United versus Virgin: Grizzly Veteran Flies New Airline
December 3, 2014
As a 100k flyer for over a decade with 1,589,963 United miles under my belt, I know a bit about United airlines. Since the merger with Continental, things have frankly gone to the dogs. We have documented the downfall of United here. Jeff Smisek may be good at mergers and marketing, but he sucks at operations.
Every time we think things may be getting better, they don’t.
So it has come to this. No more United. I will now show as much loyalty to United as they show to me. Towards that end, we flew Delta earlier this year, we flew American, and we just flew Virgin to SFO.
Just to make this all clear, two weeks ago I did a trip through SFO on United. Yesterday I did the same trip on Virgin. The experience was not the same.
One United flight had a wifi logo on the side, but the wifi did not work. The return flight did not have wifi at all. Having no wifi is like having no oxygen. On a hub to hub trip (IADSFO) there is no excuse any more for no wifi.
The United flight was crammed full and the crew was surly. But there was room to work in Economy Plus. Well, I could have worked if there had been some wifi. Instead I watched a movie on my nexus.
So the United experience was pretty bad all told, especially for a business flyer.
How about Virgin? It all started out fine, but then:
Everyone was delayed, but United chose the drip delay method as opposed to the doom and despair drop.

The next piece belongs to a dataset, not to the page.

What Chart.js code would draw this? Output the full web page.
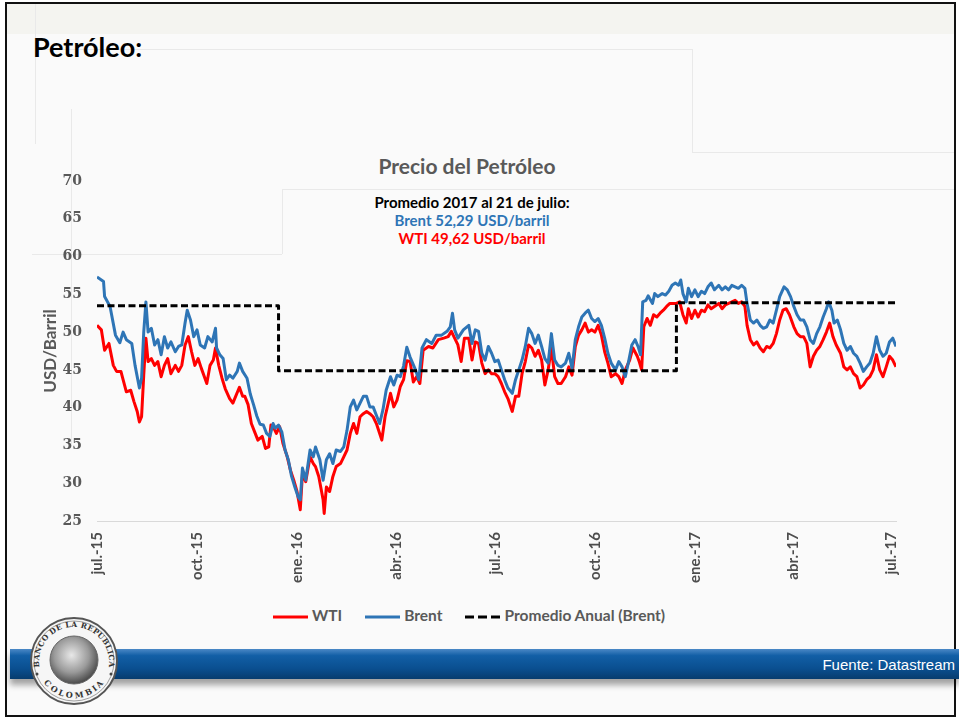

Virgin was staffed by very friendly and nice people. And their wifi worked as advertised (much to the chagrin of my staff). But the seats in economy do not allow laptop use in a comfortable fashion. That extra four inches in United economy plus makes all of the difference. I still have a headache from using Virgin wifi for 5 hours.
Ultimately, this may all boil down to money. Pay more for a better seat? I guess so as long as there is a real productivity impact.
We’ll try that on Virgin in 2015.
December 6, 2014 at 11:16 am
On the leg back from SFO (Virgin), we paid $130 to upgrade to a “cabin select” seat (or whatever it is called). The steep price is worth the cost to get work done.